### EXERCISE DIRECTIONS
In the entries below, find the line containing "Give me the D3.js source for this chart." and the line containing "const injectedPV = [1, 1.5, 1.5, 10, 90];". Copy those two lines and everything between them exactly, and only that.

### DATASET CONTENT
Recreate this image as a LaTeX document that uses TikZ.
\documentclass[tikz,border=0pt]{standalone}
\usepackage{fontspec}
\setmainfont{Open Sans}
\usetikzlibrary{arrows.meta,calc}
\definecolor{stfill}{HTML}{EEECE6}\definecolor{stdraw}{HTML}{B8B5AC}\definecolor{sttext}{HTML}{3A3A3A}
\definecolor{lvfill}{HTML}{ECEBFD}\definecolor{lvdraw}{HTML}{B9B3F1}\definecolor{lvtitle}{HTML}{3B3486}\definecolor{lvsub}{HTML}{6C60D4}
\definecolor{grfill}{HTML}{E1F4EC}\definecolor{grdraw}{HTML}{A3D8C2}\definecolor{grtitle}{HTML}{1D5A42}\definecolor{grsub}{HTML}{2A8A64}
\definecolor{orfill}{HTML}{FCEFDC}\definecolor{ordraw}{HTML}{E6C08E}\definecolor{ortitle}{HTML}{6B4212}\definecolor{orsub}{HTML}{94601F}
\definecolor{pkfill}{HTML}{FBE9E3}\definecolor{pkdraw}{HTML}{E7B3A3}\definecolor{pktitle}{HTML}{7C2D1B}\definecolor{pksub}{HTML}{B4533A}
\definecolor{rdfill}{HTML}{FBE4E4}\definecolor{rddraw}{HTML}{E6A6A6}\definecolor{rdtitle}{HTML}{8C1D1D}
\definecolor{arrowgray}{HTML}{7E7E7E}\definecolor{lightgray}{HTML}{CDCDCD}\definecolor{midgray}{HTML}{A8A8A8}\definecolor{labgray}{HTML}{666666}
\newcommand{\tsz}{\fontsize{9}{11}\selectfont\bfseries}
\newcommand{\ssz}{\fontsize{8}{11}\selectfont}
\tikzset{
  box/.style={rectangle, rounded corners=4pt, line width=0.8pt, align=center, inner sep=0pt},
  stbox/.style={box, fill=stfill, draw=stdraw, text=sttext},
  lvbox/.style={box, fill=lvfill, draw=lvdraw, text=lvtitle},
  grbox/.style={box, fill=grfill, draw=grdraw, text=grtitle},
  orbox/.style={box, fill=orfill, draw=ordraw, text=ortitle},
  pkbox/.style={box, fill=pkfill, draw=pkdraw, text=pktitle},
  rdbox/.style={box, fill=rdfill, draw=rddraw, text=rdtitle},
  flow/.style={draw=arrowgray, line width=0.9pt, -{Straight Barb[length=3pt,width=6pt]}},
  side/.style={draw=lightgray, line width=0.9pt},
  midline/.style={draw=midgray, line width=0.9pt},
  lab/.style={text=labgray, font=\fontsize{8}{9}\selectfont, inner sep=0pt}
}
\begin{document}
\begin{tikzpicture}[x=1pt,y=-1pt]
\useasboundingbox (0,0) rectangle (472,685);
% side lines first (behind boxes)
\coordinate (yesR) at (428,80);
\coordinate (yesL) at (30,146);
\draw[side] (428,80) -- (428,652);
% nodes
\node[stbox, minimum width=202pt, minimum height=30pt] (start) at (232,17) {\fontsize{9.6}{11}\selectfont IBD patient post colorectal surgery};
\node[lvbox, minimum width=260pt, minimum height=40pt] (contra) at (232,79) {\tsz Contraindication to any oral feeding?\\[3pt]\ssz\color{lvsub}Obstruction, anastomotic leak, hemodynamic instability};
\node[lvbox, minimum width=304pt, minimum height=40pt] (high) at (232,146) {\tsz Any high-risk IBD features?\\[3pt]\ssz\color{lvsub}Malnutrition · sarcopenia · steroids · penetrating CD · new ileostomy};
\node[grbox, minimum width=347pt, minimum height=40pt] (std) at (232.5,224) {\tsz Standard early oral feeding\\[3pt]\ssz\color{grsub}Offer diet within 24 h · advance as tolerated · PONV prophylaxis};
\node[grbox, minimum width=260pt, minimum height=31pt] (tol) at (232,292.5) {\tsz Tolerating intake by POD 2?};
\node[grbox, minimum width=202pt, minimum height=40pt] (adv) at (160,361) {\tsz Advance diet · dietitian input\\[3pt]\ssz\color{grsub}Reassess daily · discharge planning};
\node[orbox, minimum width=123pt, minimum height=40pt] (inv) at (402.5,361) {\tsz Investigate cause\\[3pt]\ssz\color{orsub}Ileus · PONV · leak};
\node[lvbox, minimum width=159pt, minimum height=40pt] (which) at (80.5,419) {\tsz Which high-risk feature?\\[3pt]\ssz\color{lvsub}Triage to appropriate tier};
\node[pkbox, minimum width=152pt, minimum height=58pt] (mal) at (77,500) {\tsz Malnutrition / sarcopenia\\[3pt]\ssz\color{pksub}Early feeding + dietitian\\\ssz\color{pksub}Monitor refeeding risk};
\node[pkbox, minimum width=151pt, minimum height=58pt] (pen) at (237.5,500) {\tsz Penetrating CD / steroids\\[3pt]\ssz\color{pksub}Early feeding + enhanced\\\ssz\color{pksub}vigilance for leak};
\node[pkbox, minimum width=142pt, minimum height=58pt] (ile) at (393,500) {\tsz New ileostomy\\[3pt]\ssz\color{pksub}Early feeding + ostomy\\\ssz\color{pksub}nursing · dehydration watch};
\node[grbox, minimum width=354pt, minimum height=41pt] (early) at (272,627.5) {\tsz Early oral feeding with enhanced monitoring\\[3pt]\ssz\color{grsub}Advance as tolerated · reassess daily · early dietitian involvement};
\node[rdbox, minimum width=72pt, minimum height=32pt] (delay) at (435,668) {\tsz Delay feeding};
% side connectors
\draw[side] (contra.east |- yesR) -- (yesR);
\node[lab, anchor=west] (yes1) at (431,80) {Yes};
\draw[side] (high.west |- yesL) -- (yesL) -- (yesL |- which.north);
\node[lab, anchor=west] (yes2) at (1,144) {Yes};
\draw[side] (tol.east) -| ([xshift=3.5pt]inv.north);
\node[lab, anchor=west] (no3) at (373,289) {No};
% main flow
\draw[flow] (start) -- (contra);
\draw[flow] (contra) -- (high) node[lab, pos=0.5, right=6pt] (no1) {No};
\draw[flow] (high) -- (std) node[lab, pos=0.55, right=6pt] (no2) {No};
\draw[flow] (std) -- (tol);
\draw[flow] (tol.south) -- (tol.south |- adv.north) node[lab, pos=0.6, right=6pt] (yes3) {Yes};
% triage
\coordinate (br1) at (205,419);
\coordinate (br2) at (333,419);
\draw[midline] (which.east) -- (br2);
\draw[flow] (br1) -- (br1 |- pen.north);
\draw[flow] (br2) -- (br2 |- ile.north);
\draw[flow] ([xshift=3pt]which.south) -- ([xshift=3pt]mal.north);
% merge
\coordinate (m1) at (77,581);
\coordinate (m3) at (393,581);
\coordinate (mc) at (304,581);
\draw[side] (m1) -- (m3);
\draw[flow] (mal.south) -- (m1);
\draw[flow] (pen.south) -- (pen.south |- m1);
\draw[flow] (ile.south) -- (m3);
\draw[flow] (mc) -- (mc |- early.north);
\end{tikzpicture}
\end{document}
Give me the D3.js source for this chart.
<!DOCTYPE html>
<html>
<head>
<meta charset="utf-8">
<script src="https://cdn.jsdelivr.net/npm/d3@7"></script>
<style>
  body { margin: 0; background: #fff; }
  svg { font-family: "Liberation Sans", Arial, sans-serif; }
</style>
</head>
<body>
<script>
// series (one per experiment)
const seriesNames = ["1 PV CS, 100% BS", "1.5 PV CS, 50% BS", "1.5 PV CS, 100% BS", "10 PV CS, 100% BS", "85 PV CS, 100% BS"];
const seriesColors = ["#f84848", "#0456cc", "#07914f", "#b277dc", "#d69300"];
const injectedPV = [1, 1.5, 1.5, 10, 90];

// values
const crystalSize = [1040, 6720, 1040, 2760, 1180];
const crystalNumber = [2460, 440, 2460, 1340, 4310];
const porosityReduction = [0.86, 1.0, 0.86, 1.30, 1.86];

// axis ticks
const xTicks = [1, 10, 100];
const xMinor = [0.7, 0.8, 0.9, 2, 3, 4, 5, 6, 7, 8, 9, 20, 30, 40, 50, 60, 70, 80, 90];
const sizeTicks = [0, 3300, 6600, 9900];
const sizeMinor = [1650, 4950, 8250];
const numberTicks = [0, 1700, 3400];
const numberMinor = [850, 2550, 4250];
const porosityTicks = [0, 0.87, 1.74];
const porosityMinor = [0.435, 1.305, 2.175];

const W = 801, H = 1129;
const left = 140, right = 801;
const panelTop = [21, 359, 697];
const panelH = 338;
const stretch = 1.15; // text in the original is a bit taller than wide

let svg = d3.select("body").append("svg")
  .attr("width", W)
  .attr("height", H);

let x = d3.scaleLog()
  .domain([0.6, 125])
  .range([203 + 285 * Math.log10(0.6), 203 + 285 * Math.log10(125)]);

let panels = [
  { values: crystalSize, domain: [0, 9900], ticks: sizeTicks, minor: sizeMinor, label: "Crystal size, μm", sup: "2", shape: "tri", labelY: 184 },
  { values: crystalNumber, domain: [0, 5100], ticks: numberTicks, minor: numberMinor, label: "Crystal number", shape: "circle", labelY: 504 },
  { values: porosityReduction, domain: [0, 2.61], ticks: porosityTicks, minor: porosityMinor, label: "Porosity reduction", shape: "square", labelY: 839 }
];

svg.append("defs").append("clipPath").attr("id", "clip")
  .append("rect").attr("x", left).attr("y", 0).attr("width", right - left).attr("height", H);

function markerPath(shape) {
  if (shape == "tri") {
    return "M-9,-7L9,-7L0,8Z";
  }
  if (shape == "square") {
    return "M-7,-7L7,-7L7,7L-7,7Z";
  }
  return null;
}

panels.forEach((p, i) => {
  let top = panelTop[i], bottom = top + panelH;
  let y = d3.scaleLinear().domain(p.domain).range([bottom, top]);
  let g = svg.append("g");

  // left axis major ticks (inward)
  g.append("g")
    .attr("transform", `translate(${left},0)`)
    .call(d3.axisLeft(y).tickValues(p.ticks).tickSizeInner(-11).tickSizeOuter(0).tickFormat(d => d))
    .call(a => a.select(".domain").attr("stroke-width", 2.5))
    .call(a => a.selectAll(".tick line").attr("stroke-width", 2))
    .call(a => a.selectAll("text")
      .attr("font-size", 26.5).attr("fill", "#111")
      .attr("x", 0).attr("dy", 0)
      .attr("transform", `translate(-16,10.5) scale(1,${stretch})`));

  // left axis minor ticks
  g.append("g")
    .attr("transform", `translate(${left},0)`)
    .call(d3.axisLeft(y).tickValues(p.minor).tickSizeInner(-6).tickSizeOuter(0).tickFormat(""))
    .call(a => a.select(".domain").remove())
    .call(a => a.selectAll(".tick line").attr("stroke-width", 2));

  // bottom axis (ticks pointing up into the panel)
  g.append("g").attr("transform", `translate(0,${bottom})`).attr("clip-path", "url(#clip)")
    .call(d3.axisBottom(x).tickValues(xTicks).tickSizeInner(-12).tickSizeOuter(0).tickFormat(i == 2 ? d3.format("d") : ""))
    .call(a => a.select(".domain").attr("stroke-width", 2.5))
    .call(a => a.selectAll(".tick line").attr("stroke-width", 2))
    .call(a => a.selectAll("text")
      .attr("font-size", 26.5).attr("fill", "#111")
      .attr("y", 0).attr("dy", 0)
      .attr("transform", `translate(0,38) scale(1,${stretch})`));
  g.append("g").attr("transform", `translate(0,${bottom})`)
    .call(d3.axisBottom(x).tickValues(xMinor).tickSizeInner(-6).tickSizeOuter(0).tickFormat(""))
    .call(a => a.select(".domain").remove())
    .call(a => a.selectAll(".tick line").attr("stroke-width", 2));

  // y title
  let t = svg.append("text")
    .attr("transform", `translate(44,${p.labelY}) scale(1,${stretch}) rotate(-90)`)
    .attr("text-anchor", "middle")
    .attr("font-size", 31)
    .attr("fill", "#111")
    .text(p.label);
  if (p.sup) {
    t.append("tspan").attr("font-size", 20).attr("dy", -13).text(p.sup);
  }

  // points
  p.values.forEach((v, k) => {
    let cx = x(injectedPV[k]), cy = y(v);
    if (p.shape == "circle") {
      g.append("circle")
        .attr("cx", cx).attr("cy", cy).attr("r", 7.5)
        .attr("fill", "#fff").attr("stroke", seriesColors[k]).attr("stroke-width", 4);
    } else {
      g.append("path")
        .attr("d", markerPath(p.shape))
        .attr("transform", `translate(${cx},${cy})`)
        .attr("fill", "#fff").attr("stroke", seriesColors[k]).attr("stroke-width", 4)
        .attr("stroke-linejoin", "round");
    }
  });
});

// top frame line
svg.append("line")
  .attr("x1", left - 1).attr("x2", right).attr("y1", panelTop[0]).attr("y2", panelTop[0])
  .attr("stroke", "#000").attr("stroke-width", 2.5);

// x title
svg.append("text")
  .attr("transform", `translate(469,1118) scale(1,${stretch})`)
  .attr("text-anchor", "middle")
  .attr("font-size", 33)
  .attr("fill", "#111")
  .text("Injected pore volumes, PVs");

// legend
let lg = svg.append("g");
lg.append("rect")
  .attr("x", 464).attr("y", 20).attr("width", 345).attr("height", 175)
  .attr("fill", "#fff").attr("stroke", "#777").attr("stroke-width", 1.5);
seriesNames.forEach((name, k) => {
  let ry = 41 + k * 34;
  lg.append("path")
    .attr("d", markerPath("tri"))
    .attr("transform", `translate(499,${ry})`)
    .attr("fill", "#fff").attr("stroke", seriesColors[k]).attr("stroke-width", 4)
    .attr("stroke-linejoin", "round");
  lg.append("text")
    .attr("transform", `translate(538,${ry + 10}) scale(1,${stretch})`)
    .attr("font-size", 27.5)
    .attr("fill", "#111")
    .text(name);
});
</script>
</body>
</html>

### EXERCISE SOLUTION
Give me the D3.js source for this chart.
<!DOCTYPE html>
<html>
<head>
<meta charset="utf-8">
<script src="https://cdn.jsdelivr.net/npm/d3@7"></script>
<style>
  body { margin: 0; background: #fff; }
  svg { font-family: "Liberation Sans", Arial, sans-serif; }
</style>
</head>
<body>
<script>
// series (one per experiment)
const seriesNames = ["1 PV CS, 100% BS", "1.5 PV CS, 50% BS", "1.5 PV CS, 100% BS", "10 PV CS, 100% BS", "85 PV CS, 100% BS"];
const seriesColors = ["#f84848", "#0456cc", "#07914f", "#b277dc", "#d69300"];
const injectedPV = [1, 1.5, 1.5, 10, 90];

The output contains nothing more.